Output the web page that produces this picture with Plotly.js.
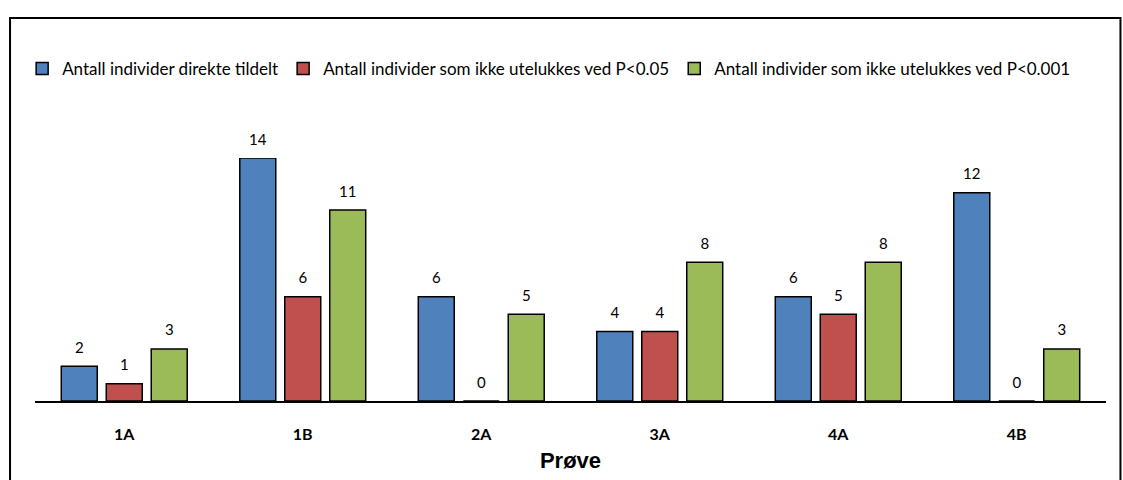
<!DOCTYPE html>
<html><head><meta charset="utf-8">
<script src="https://cdn.plot.ly/plotly-3.0.1.min.js"></script>
<style>html,body{margin:0;padding:0;background:#fff}#chart{width:1123px;height:480px}</style>
</head><body><div id="chart"></div>
<script>
var categories = ['1A','1B','2A','3A','4A','4B'];
var seriesNames = ['Antall individer direkte tildelt','Antall individer som ikke utelukkes ved P<0.05','Antall individer som ikke utelukkes ved P<0.001'];
var direkte = [2,14,6,4,6,12];
var p005 = [1,6,0,4,5,0];
var p0001 = [3,11,5,8,8,3];
var colors = ['#4F81BD','#C0504D','#9BBB59'];
var font = 'Lato, "Open Sans", sans-serif';

var data = [];
[direkte,p005,p0001].forEach(function(v,i){
  data.push({type:'bar', x:categories, y:v, name:seriesNames[i], offsetgroup:String(i),
    marker:{color:colors[i], line:{color:'#000', width:1.5}}, hoverinfo:'none'});
});
[direkte,p005,p0001].forEach(function(v,i){
  data.push({type:'scatter', mode:'markers+text', x:categories, y:v, offsetgroup:String(i),
    showlegend:false, text:v.map(String), textposition:'top center', cliponaxis:false,
    marker:{size:14, color:'rgba(0,0,0,0)'},
    textfont:{family:font, size:15, color:'#000'}, hoverinfo:'none'});
});

var layout = {
  width:1123, height:480,
  margin:{l:35, r:17, t:158, b:79},
  paper_bgcolor:'#fff', plot_bgcolor:'#fff',
  barmode:'group', bargap:0.244, bargroupgap:0.2,
  scattermode:'group', scattergap:0.244,
  showlegend:true,
  legend:{orientation:'h', x:-0.012, xanchor:'left', y:1.366, yanchor:'middle',
    font:{family:font, size:17, color:'#000'}, traceorder:'normal',
    itemwidth:30, tracegroupgap:0, bgcolor:'rgba(0,0,0,0)'},
  xaxis:{showline:true, linecolor:'#000', linewidth:2, ticks:'', showgrid:false, zeroline:false,
    tickfont:{family:font, size:16, color:'#000', weight:'bold'}, ticklabelstandoff:18,
    title:{text:'Prøve', font:{family:'Liberation Sans, Arial, sans-serif', size:22, color:'#000', weight:'bold'}, standoff:10}},
  yaxis:{visible:false, range:[0,14], fixedrange:true},
  shapes:[{type:'rect', xref:'paper', yref:'paper', x0:-0.0233, x1:1.0135, y0:-0.5, y1:1.576,
    line:{color:'#000', width:2}, fillcolor:'rgba(0,0,0,0)'}]
};
Plotly.newPlot('chart', data, layout, {displayModeBar:false, staticPlot:true});
</script></body></html>
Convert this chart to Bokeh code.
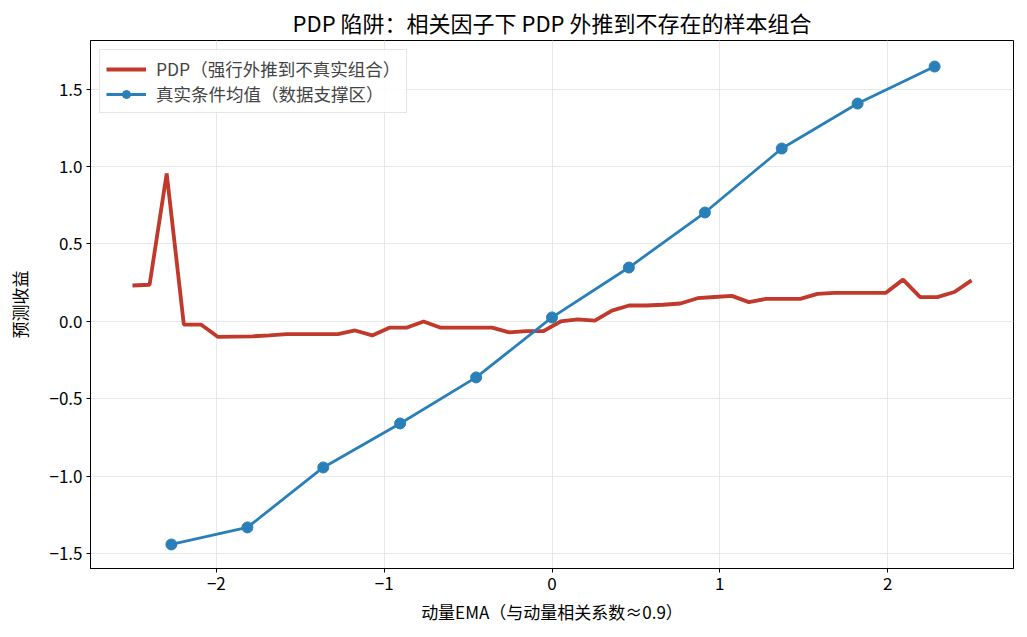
from bokeh.plotting import figure
from bokeh.models import Legend, LegendItem, FixedTicker
from bokeh.embed import file_html
from bokeh.resources import INLINE
import numpy as np

# PDP curve (50 grid points from -2.5 to 2.5)
pdp_x = np.linspace(-2.5, 2.5, 50)
pdp_y = [0.232, 0.237, 0.955, -0.02, -0.02, -0.10, -0.098, -0.096, -0.09, -0.082,
         -0.082, -0.082, -0.082, -0.058, -0.09, -0.04, -0.04, 0.00, -0.04, -0.04,
         -0.04, -0.04, -0.07, -0.062, -0.062, 0.00, 0.013, 0.006, 0.07, 0.103,
         0.103, 0.108, 0.116, 0.15, 0.158, 0.165, 0.125, 0.146, 0.146, 0.146,
         0.178, 0.185, 0.185, 0.185, 0.185, 0.27, 0.157, 0.157, 0.19, 0.265]

# True conditional means (data-supported bins)
cond_x = [-2.268, -1.815, -1.363, -0.905, -0.452, 0.0, 0.458, 0.911, 1.369, 1.821, 2.28]
cond_y = [-1.439, -1.329, -0.942, -0.658, -0.361, 0.026, 0.348, 0.703, 1.116, 1.406, 1.645]

x_ticks = [-2, -1, 0, 1, 2]
x_labels = ["−2", "−1", "0", "1", "2"]
y_ticks = [-1.5, -1.0, -0.5, 0.0, 0.5, 1.0, 1.5]
y_labels = ["−1.5", "−1.0", "−0.5", "0.0", "0.5", "1.0", "1.5"]

title = "PDP 陷阱：相关因子下 PDP 外推到不存在的样本组合"
xlabel = "动量EMA（与动量相关系数≈0.9）"
ylabel = "预测收益"
pdp_name = "PDP（强行外推到不真实组合）"
cond_name = "真实条件均值（数据支撑区）"

RED = "#c0392b"
BLUE = "#2980b9"
FONT = "Noto Sans CJK SC"

p = figure(width=1027, height=637, output_backend="svg", toolbar_location=None,
           x_range=(-2.75, 2.75), y_range=(-1.594, 1.813),
           min_border_left=90, min_border_right=14, min_border_top=40, min_border_bottom=69)

p.title.text = title
p.title.align = "center"
p.title.text_font = FONT
p.title.text_font_size = "22px"
p.title.text_font_style = "normal"
p.title.text_color = "black"
p.title.offset = 0
p.title.standoff = 5

r_pdp = p.line(pdp_x, pdp_y, line_color=RED, line_width=3.8)
r_line = p.line(cond_x, cond_y, line_color=BLUE, line_width=2.8)
r_pts = p.scatter(cond_x, cond_y, size=11, fill_color=BLUE, line_color=BLUE)

p.xaxis.ticker = FixedTicker(ticks=x_ticks)
p.yaxis.ticker = FixedTicker(ticks=y_ticks)
p.xaxis.major_label_overrides = {t: l for t, l in zip(x_ticks, x_labels)}
p.yaxis.major_label_overrides = {t: l for t, l in zip(y_ticks, y_labels)}

for ax in (p.xaxis, p.yaxis):
    ax.major_label_text_font = FONT
    ax.major_label_text_font_size = "17px"
    ax.major_label_text_color = "black"
    ax.axis_label_text_font = FONT
    ax.axis_label_text_font_size = "17px"
    ax.axis_label_text_font_style = "normal"
    ax.axis_label_text_color = "black"
    ax.axis_line_color = "black"
    ax.major_tick_line_color = "black"
    ax.major_tick_out = 4
    ax.major_tick_in = 0
    ax.minor_tick_line_color = None
    ax.major_label_standoff = 4

p.xaxis.axis_label = xlabel
p.yaxis.axis_label = ylabel
p.xaxis.axis_label_standoff = 6
p.yaxis.axis_label_standoff = 14

p.xgrid.grid_line_color = "#e8e8e8"
p.ygrid.grid_line_color = "#e8e8e8"
p.xgrid.ticker = FixedTicker(ticks=x_ticks)
p.ygrid.ticker = FixedTicker(ticks=y_ticks)

p.outline_line_color = "black"
p.outline_line_width = 1
p.background_fill_color = "white"

legend = Legend(items=[LegendItem(label=pdp_name, renderers=[r_pdp]),
                       LegendItem(label=cond_name, renderers=[r_line, r_pts])],
                location="top_left")
legend.label_text_font = FONT
legend.label_text_font_size = "17.5px"
legend.label_standoff = 10
legend.glyph_width = 40
legend.glyph_height = 20
legend.label_height = 20
legend.spacing = 0
legend.padding = 6
legend.margin = 9
legend.border_line_color = "#cccccc"
legend.background_fill_alpha = 0.85
p.add_layout(legend)

open("out.html", "w").write(file_html(p, INLINE))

▶ [The problem]:
Set down exactly the lines above, from the line containing "Convert this chart to Bokeh code." through the line containing "import numpy as np". Skip the pictures.

▶ [Solution to the problem]:
Convert this chart to Bokeh code.
from bokeh.plotting import figure
from bokeh.models import Legend, LegendItem, FixedTicker
from bokeh.embed import file_html
from bokeh.resources import INLINE
import numpy as np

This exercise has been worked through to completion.